Zombie Outlaw #1 Review : by Guerrilla Geek
In this current age of the widespread proliferation of supernatural characters in the various media, one can be forgiven for being wary of more such titles coming on the scene. With many tales of the supernatural verging on the cliché, it takes something a bit more special to stand out from the horde. One of the more palatable ways that a writer tries to break the mould is go for a humorous parody of the genre (e.g. Shaun of the Dead). Writer Brian J. Apodaca and artist B. Paul Jordan have chosen this approach for their new indie title,Zombie Outlaw (self-released through ComiXpress), and it’s quite a fun little read.

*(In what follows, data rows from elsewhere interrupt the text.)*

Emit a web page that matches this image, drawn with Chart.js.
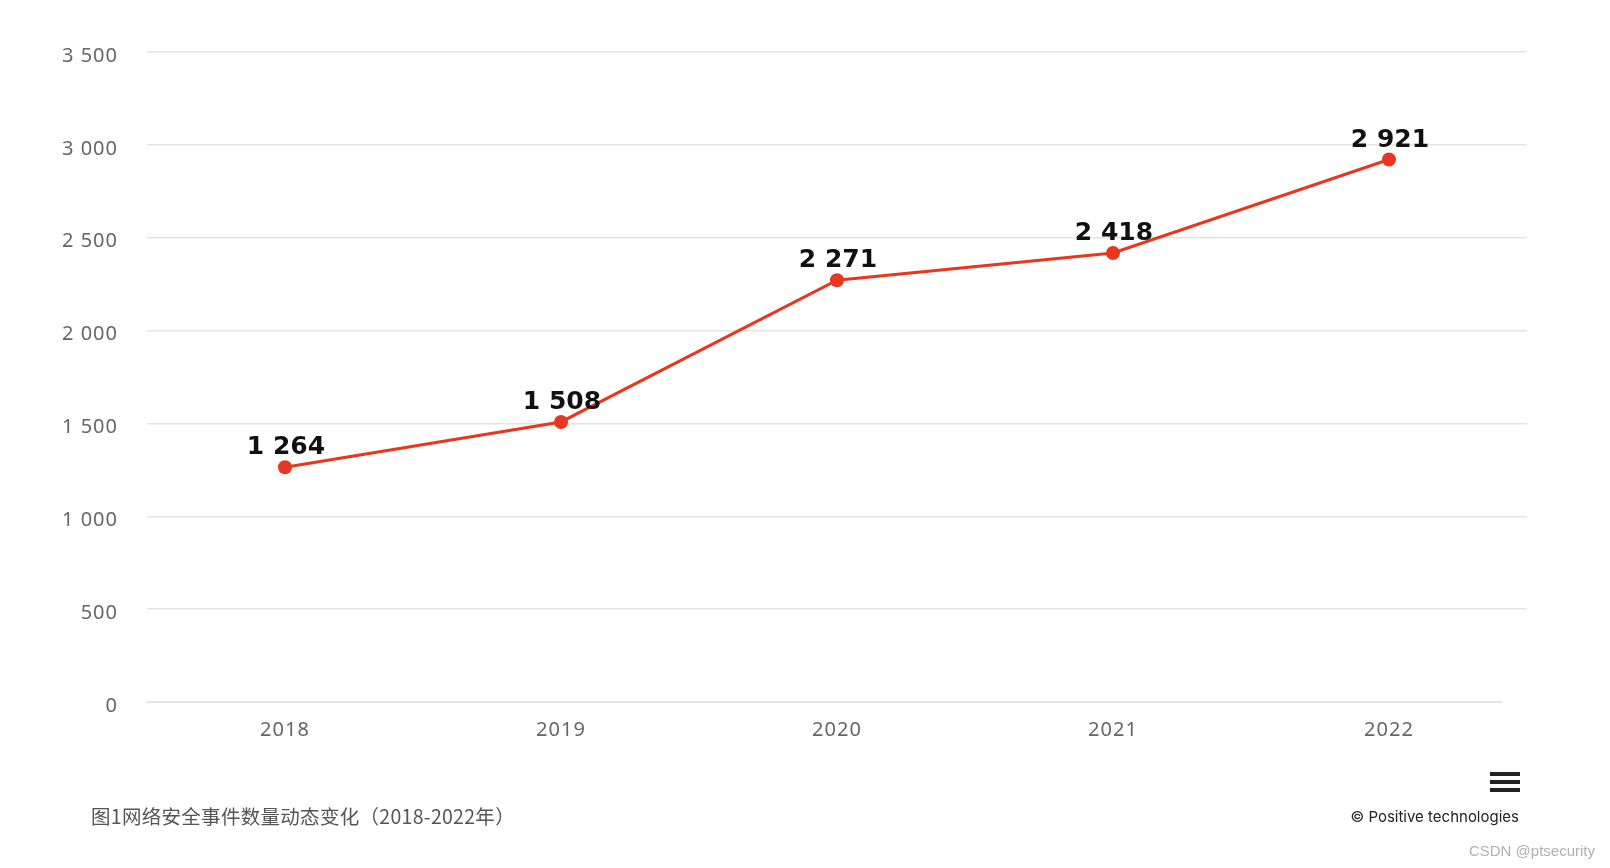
<!DOCTYPE html>
<html>
<head>
<meta charset="utf-8">
<script src="https://cdn.jsdelivr.net/npm/chart.js@4"></script>
<style>
  html, body { margin: 0; padding: 0; background: #fff; width: 1610px; height: 868px; overflow: hidden; }
  #wrap { position: absolute; left: 0; top: 0; width: 1610px; height: 868px; }
  #caption { position: absolute; left: 91px; top: 801px; font-family: "Noto Sans CJK SC", "Noto Sans", sans-serif; font-size: 19.5px; letter-spacing: 0.3px; color: #555; white-space: nowrap; }
  #credit { position: absolute; right: 91px; top: 807px; font-family: Inter, "Noto Sans", sans-serif; font-size: 15px; color: #222; white-space: nowrap; }
  #watermark { position: absolute; right: 15px; top: 842px; font-family: "Liberation Sans", Arial, sans-serif; font-size: 15px; color: #b0b0b0; white-space: nowrap; }
  #menu { position: absolute; left: 1490px; top: 772px; width: 30px; height: 20px; }
  #menu div { position: absolute; left: 0; width: 30px; height: 4px; background: #222; }
</style>
</head>
<body>
<div id="wrap"><canvas id="c"></canvas></div>
<div id="caption">图1网络安全事件数量动态变化（2018-2022年）</div>
<div id="menu"><div style="top:0"></div><div style="top:8px"></div><div style="top:16px"></div></div>
<div id="credit">© Positive technologies</div>
<div id="watermark">CSDN @ptsecurity</div>
<script>
const years = ['2018', '2019', '2020', '2021', '2022'];
const incidents = [1264, 1508, 2271, 2418, 2921];
const yTicks = [0, 500, 1000, 1500, 2000, 2500, 3000, 3500];

function fmt(v) {
  return String(v).replace(/\B(?=(\d{3})+(?!\d))/g, ' ');
}

const spacingPlugin = {
  id: 'spacing',
  beforeDraw(chart) { chart.ctx.letterSpacing = '1px'; },
  beforeDatasetsDraw(chart) { chart.ctx.letterSpacing = '0px'; }
};

const labelPlugin = {
  id: 'valueLabels',
  afterDatasetsDraw(chart) {
    const ctx = chart.ctx;
    const meta = chart.getDatasetMeta(0);
    ctx.save();
    ctx.letterSpacing = '0px';
    ctx.font = 'bold 25px "DejaVu Sans", sans-serif';
    ctx.fillStyle = '#111';
    ctx.textAlign = 'center';
    ctx.textBaseline = 'alphabetic';
    meta.data.forEach((pt, i) => {
      ctx.fillText(fmt(incidents[i]), pt.x + 1, pt.y - 13);
    });
    ctx.restore();
  }
};

const baseLinePlugin = {
  id: 'baseLine',
  beforeDatasetsDraw(chart) {
    const ctx = chart.ctx;
    const y = chart.scales.y.getPixelForValue(0);
    const a = chart.chartArea;
    ctx.save();
    ctx.strokeStyle = '#e4e4e4';
    ctx.lineWidth = 2;
    ctx.beginPath();
    ctx.moveTo(a.left, y);
    ctx.lineTo(a.right - 25, y);
    ctx.stroke();
    ctx.restore();
  }
};

const canvas = document.getElementById('c');
canvas.width = 1610; canvas.height = 868;
canvas.style.width = '1610px'; canvas.style.height = '868px';

new Chart(canvas, {
  type: 'line',
  data: {
    labels: years,
    datasets: [{
      data: incidents,
      borderColor: '#e8371f',
      backgroundColor: '#e8371f',
      borderWidth: 3,
      pointRadius: 7,
      pointHoverRadius: 7,
      pointBackgroundColor: '#e8371f',
      pointBorderWidth: 0,
      tension: 0,
      fill: false
    }]
  },
  options: {
    responsive: false,
    animation: false,
    devicePixelRatio: 1,
    layout: { padding: { top: 52, right: 83, left: 0, bottom: 0 } },
    plugins: { legend: { display: false }, tooltip: { enabled: false } },
    scales: {
      x: {
        offset: true,
        grid: { display: false, drawTicks: false },
        border: { display: false },
        ticks: { color: '#666', font: { family: '"Noto Sans", sans-serif', size: 20 }, padding: 16 },
        afterFit(s) { s.height = 166; }
      },
      y: {
        min: 0,
        max: 3500,
        afterBuildTicks(s) { s.ticks = yTicks.map(v => ({ value: v })); },
        grid: {
          drawTicks: false,
          lineWidth: 1.5,
          color: ctx => (ctx.tick && ctx.tick.value === 0) ? 'rgba(0,0,0,0)' : '#e4e4e4'
        },
        border: { display: false },
        ticks: {
          color: '#666',
          font: { family: '"Noto Sans", sans-serif', size: 20 },
          padding: 29,
          labelOffset: 4,
          callback: v => fmt(v)
        },
        afterFit(s) { s.width = 147; }
      }
    }
  },
  plugins: [spacingPlugin, baseLinePlugin, labelPlugin]
});
</script>
</body>
</html>
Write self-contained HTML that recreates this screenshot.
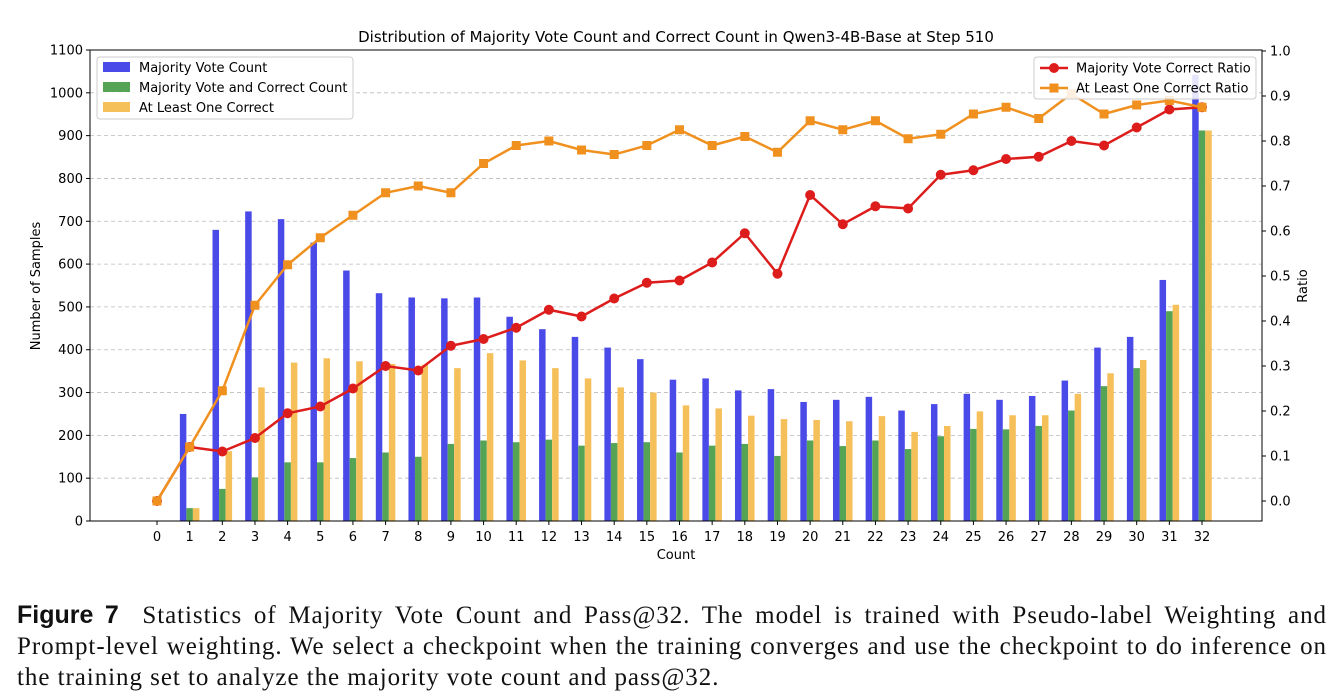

Like any good zombie story, Zombie Outlaw appears to be a tale of the average joe who meets a situation beyond his ken, and tries to survive while winning the girl. The main character of the first issue, Matt Naismith, is a college sophomore at the fictional Irvine State University. With the help of his friend and Resident Advisor, Will Simers, Matt hopes to win the heart of the fair K.T. Delaney. Unfortunately for Matt, Will needs a little help with his graduate thesis and enlists Matt to help him find an artefact belonging to the Zombie Outlaw, an ancient undead cowboy who acted as the saviour of old Irvine. This results in Will being cursed as the new Zombie Outlaw and transforming into a terrible creature, who then goes on the rampage.
Apodaca has a good voice. The story is lighthearted and full of levity, and the narrative flows smoothly. Zombie Outlaw #1 initially reads like a typical college buddy comedy, but as it segues into the horror part, it manages to retain the light comedy value of the preceding story. Apodaca is quite talented at taking the parts of the traditional zombie horror that have become passé and building on the self-parodising elements to create his story.
The cartoonish art from Jordan is brilliantly well-suited to the story. The characters’ bodies are heavily caricaturised with skinny torsos and over-developed forearms, ending in giant four-fingered hands. The female characters have pneumatic busts and waspish waists, but are so cartoonish, they fit well into the parody without being offensive. A personal favourite has to be the monster art which harks back to the Odd Rods bubble-gum cards and the subsequent monster hot rod designs in the same tradition.
From Zombie Outlaw #1, it’s a bit hard to tell where the story’s eventually going to go. At face value, it looks like a standard zombie outbreak take (which is supported in part by the design of the official website), but it also feels as if the Zombie Outlaw will be the hero that will end up saving the town from the outbreak. It’ll be interesting to see how soon the Outlaw will gain control of himself (or even if he will), and what carnage he will cause in the meantime. It looks like the supporting characters will have fun roles to play as well,
Zombie Outlaw is definitely a title that’s piqued my interest, and I want to see where the story goes from here. It’s good to see a zombie story that doesn’t take itself too seriously, and is a refreshing step away from the generic supernatural dross in our media.